Chana dal is one of my favourite dals for making sundal. It’s easy to cook in that it doesn’t need soaking for hours, and even if you undercook it, all it takes is a few tbsp of water and a few minutes steam-cooking in a covered pan, and it obligingly softens to the texture you want. It makes great tasting savoury dishes and is just as good cooked into a payasam. In fact, chana dal payasam (milky sweet dish) is one of my favourites, as long as there’s no coconut (whether as flesh or milk) added to it.
*sigh* I rather wish I hadn’t mentioned the payasam, now… I’m getting a craving for my mother’s kadalai paruppu payasam. (Did you non-Tamils guess that kadalai paruppu is chana dal? How perspicacious of you!)

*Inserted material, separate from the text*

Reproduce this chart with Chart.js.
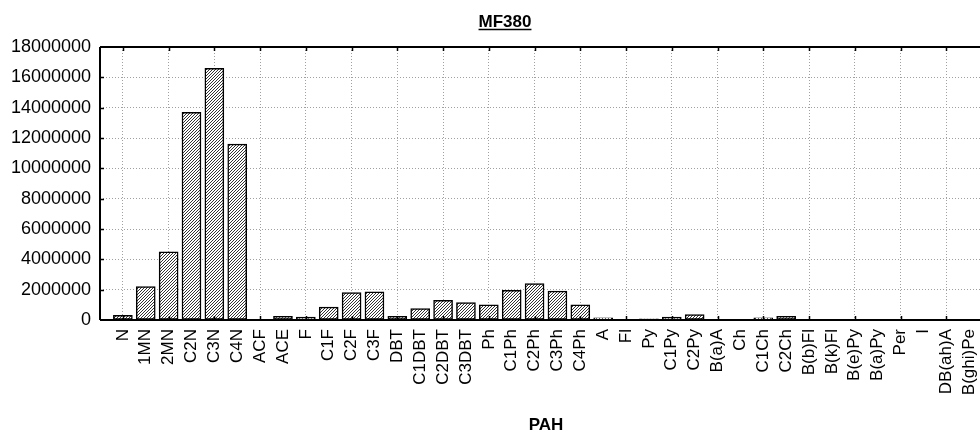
<!DOCTYPE html>
<html>
<head>
<meta charset="utf-8">
<script src="https://cdn.jsdelivr.net/npm/chart.js@4/dist/chart.umd.min.js"></script>
<style>
  html, body { margin: 0; padding: 0; background: #fff; overflow: hidden; }
  #wrap { width: 1000px; height: 432px; position: relative; }
</style>
</head>
<body>
<div id="wrap"><canvas id="chart" width="1000" height="432"></canvas></div>
<script>
const chartTitle = "MF380";
const axisTitle = "PAH";
const pahLabels = ["N", "1MN", "2MN", "C2N", "C3N", "C4N", "ACF", "ACE", "F", "C1F", "C2F", "C3F",
  "DBT", "C1DBT", "C2DBT", "C3DBT", "Ph", "C1Ph", "C2Ph", "C3Ph", "C4Ph", "A", "Fl", "Py",
  "C1Py", "C2Py", "B(a)A", "Ch", "C1Ch", "C2Ch", "B(b)Fl", "B(k)Fl", "B(e)Py", "B(a)Py",
  "Per", "I", "DB(ah)A", "B(ghi)Pe"];
const pahValues = [300000, 2200000, 4500000, 13700000, 16600000, 11600000, 20000, 250000, 200000, 850000, 1800000, 1850000,
  250000, 750000, 1300000, 1150000, 1000000, 1950000, 2400000, 1900000, 1000000, 150000, 10000, 80000,
  200000, 350000, 20000, 20000, 150000, 250000, 5000, 5000, 30000, 30000,
  0, 0, 0, 0];
const yMax = 18000000;
const yStep = 2000000;

const FONT = '"Liberation Sans", Arial, sans-serif';

function hatchPattern() {
  const c = document.createElement("canvas");
  c.width = 3; c.height = 3;
  const g = c.getContext("2d");
  g.fillStyle = "#fff";
  g.fillRect(0, 0, 3, 3);
  g.strokeStyle = "#333";
  g.lineWidth = 1;
  g.beginPath();
  g.moveTo(0, 3); g.lineTo(3, 0);
  g.moveTo(-1, 1); g.lineTo(1, -1);
  g.moveTo(2, 4); g.lineTo(4, 2);
  g.stroke();
  return g.createPattern(c, "repeat");
}

// frame, inner tick marks and the two titles
const decor = {
  id: "decor",
  afterDraw(chart) {
    const ctx = chart.ctx;
    const { left, right, top, bottom } = chart.chartArea;
    const xs = chart.scales.x, ys = chart.scales.y;
    ctx.save();
    ctx.strokeStyle = "#000";
    ctx.lineWidth = 2;
    ctx.beginPath();
    ctx.moveTo(left, top); ctx.lineTo(right, top);
    ctx.moveTo(left, top); ctx.lineTo(left, bottom);
    ctx.moveTo(left, bottom); ctx.lineTo(right, bottom);
    ctx.stroke();

    ctx.lineWidth = 1.5;
    ctx.beginPath();
    for (let i = 0; i < pahLabels.length; i += 2) {
      const px = Math.round(xs.getPixelForValue(i)) + 0.5;
      ctx.moveTo(px, top); ctx.lineTo(px, top + 4);
      ctx.moveTo(px, bottom); ctx.lineTo(px, bottom - 4);
    }
    for (let v = yStep; v < yMax; v += yStep) {
      const py = Math.round(ys.getPixelForValue(v)) + 0.5;
      ctx.moveTo(left, py); ctx.lineTo(left + 4, py);
    }
    ctx.stroke();

    ctx.fillStyle = "#000";
    ctx.textAlign = "center";
    ctx.textBaseline = "alphabetic";
    ctx.font = "bold 17px " + FONT;
    ctx.fillText(chartTitle, 505, 27);
    const w = ctx.measureText(chartTitle).width;
    ctx.lineWidth = 1.5;
    ctx.beginPath();
    ctx.moveTo(505 - w / 2, 29.5); ctx.lineTo(505 + w / 2, 29.5);
    ctx.stroke();

    ctx.fillText(axisTitle, (left + right) / 2, 430);
    ctx.restore();
  }
};

const points = pahValues.map((v, i) => ({ x: i, y: v }));

new Chart(document.getElementById("chart"), {
  type: "bar",
  data: {
    datasets: [{
      data: points,
      backgroundColor: hatchPattern(),
      borderColor: "#000",
      borderWidth: 1.5,
      borderSkipped: false,
      barThickness: 19
    }]
  },
  options: {
    responsive: false,
    animation: false,
    layout: { padding: { top: 47, right: 8, left: 0, bottom: 0 } },
    plugins: {
      legend: { display: false },
      tooltip: { enabled: false }
    },
    scales: {
      x: {
        type: "linear",
        offset: false,
        min: -1,
        max: pahLabels.length,
        border: { display: false, dash: [1, 2] },
        grid: {
          offset: false,
          drawTicks: false,
          color: ctx => {
            const v = ctx.tick ? ctx.tick.value : -1;
            return (v >= 0 && v < pahLabels.length && v % 2 === 0) ? "#a0a0a0" : "rgba(0,0,0,0)";
          },
          lineWidth: 1
        },
        afterFit: s => {
          s.height = 112;
          s.paddingLeft = 0;
          s.paddingRight = 0;
        },
        ticks: {
          stepSize: 1,
          autoSkip: false,
          maxTicksLimit: 100,
          minRotation: 90,
          maxRotation: 90,
          padding: 9,
          color: "#000",
          font: { family: FONT, size: 17 },
          callback: v => pahLabels[v] || ""
        }
      },
      y: {
        min: 0,
        max: yMax,
        border: { display: false, dash: [1, 2] },
        grid: {
          drawTicks: false,
          color: "#a0a0a0",
          lineWidth: 1
        },
        afterFit: s => {
          s.width = 100;
          s.paddingTop = 0;
          s.paddingBottom = 0;
        },
        ticks: {
          stepSize: yStep,
          padding: 9,
          color: "#000",
          font: { family: FONT, size: 18 },
          callback: v => String(v)
        }
      }
    }
  },
  plugins: [decor]
});
</script>
</body>
</html>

*There. Finally used that fabulous word in a sentence. At least one of my ambitions can now die happy*
All that talk of payasam apart, today’s recipe is a sort of sundal, I guess, except that I like to think of it more as a dry dal fry. Less South Indian and more North Indian. It was really mouth-watering, considering that the ingredients are minimal (compared to some other recipes I can think of). I ate it topped with some cool Greek yogurt and enjoyed every bit of it. It even went to work with me the next day, and made a great snack. Really nice with curd rice, too.
Recipe for: Simple chana dal fry
1 cup chana dal
2 medium red onions, sliced fine
1/2 tsp ghee
1/2 tsp oil
2 garlic cloves, sliced
1 tsp cumin seeds
1/2 tsp garam masala/Kitchen King masala
2-4 green chillies, sliced very thin (optional/to taste)
Salt to taste
Fresh coriander leaves, chopped, for garnish
1. Soak the chana dal in water for 30 minutes, then pressure cook with enough water to cover the dal in the vessel.
The dal should be cooked but still hold its shape (a little undercooked is ok - that can be remedied). Set aside to cool.
2. Heat the oil and ghee in a pan.
3. Add the green chillies and cumin seeds and let them fry for a minute or so.
4. Now add the sliced onions and stir-fry for 2-3 minutes, till they start to become soft.
5. Throw in the sliced garlic and stir it in, cooking the mixture till the garlic begins to soften but not brown.
6. Add the garam masala or Kitchen King masala when the onions have softened and are cooked.
7. Now add the cooked dal to the pan.
Mix it in with the onions, without mushing up the dal. If it is undercooked, add 3-4 tablespoons of water now and cover the pan, steam-cooking the dal for 5 minutes or till done.
8. Garnish with coriander leaves, and eat as a snack with yogurt, or as a side dish with rice and a vegetable curry.